Instruction:
Look through the data below. Show each line where the string "React" occurs.

Dataset excerpt:
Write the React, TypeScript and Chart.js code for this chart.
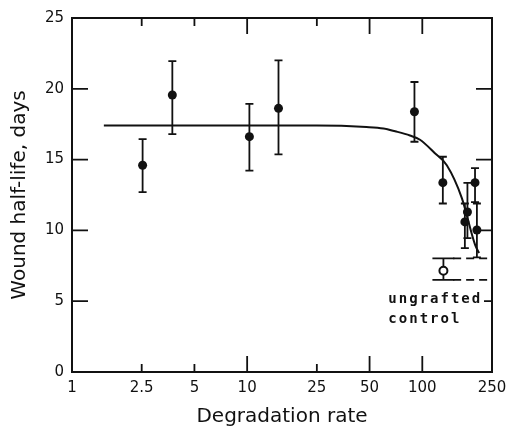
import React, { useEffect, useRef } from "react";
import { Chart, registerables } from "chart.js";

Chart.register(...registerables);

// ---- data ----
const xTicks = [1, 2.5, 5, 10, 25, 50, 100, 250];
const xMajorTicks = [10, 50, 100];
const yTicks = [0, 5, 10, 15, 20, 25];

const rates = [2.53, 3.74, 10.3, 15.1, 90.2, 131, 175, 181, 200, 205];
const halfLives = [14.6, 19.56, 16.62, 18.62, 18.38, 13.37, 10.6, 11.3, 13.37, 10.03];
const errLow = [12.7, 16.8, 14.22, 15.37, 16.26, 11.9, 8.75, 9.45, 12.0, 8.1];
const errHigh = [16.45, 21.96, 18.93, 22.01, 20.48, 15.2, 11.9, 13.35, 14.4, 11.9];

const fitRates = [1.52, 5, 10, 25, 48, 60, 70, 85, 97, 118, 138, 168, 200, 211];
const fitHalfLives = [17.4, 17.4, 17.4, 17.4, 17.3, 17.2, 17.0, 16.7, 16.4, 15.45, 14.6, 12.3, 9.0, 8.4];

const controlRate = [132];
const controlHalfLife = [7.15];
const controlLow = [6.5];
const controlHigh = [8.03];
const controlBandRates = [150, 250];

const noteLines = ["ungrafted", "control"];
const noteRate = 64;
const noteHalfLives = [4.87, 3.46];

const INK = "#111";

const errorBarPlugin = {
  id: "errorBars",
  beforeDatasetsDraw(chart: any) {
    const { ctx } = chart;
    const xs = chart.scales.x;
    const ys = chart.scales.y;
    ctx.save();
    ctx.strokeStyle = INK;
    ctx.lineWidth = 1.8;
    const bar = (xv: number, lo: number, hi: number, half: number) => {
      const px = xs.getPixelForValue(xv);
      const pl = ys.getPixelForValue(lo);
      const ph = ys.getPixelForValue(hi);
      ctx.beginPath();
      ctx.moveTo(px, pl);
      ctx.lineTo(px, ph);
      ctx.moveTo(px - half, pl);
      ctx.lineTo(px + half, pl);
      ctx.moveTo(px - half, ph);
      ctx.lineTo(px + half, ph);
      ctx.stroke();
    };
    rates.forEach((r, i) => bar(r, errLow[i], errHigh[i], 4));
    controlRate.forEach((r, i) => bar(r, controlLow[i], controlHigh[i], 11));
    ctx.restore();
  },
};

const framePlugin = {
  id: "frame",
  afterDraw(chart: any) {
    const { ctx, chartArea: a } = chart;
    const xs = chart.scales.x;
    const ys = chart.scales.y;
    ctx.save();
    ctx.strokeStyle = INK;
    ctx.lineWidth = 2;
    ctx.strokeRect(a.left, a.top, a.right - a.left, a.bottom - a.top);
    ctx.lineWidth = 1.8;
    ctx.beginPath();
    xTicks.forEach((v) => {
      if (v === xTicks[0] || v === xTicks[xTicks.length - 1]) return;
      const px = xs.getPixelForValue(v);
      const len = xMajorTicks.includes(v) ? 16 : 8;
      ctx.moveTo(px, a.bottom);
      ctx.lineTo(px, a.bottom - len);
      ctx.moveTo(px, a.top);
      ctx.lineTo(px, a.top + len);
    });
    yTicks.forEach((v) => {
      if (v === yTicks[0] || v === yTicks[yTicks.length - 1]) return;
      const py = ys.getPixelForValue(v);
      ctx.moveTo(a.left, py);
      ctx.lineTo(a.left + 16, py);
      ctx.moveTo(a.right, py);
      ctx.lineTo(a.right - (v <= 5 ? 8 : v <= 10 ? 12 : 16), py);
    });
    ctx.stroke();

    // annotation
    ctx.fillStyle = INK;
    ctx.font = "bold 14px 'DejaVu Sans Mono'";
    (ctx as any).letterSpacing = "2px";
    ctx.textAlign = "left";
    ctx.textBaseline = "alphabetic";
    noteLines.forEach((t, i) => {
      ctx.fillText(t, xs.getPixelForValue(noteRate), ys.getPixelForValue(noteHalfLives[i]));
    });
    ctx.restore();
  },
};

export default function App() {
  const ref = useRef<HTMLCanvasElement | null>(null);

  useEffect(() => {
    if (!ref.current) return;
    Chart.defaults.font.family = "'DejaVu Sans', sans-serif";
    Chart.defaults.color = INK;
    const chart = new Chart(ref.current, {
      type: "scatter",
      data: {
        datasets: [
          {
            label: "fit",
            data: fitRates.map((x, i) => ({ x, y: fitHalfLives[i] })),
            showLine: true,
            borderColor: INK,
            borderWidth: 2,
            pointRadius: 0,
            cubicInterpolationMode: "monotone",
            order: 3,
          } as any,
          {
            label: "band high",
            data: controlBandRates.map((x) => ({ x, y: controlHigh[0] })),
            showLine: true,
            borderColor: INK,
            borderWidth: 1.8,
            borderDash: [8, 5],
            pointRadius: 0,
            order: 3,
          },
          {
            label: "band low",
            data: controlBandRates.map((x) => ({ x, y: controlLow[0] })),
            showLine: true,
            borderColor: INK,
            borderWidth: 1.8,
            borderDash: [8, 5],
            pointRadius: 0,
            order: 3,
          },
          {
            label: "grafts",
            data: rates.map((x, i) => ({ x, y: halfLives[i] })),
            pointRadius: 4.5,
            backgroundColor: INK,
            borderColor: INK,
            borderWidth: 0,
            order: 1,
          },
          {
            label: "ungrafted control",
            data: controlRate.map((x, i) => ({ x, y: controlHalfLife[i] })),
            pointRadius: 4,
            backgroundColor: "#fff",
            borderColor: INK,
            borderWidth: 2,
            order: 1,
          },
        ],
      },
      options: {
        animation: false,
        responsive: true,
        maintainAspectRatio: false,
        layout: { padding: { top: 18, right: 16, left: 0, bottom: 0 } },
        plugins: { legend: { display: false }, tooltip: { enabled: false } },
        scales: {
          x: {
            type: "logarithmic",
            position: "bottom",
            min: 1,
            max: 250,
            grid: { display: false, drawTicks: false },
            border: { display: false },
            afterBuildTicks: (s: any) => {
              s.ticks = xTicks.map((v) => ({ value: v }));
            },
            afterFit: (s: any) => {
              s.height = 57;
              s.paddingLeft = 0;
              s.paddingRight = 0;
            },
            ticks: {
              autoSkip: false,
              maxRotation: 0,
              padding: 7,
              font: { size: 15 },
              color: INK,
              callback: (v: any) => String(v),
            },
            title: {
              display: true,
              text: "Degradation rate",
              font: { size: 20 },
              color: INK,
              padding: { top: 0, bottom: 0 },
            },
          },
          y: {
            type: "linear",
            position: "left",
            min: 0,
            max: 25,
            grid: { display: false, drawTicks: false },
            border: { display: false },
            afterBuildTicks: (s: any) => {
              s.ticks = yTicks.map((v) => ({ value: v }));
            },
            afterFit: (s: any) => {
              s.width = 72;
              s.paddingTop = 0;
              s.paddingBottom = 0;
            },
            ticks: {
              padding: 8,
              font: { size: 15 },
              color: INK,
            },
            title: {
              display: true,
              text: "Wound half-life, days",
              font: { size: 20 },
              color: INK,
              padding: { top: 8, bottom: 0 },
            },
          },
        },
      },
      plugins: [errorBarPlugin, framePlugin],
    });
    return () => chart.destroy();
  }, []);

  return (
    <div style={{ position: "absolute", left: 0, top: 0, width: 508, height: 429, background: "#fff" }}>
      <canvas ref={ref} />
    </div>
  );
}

Result of the exercise:
Write the React, TypeScript and Chart.js code for this chart.
import React, { useEffect, useRef } from "react";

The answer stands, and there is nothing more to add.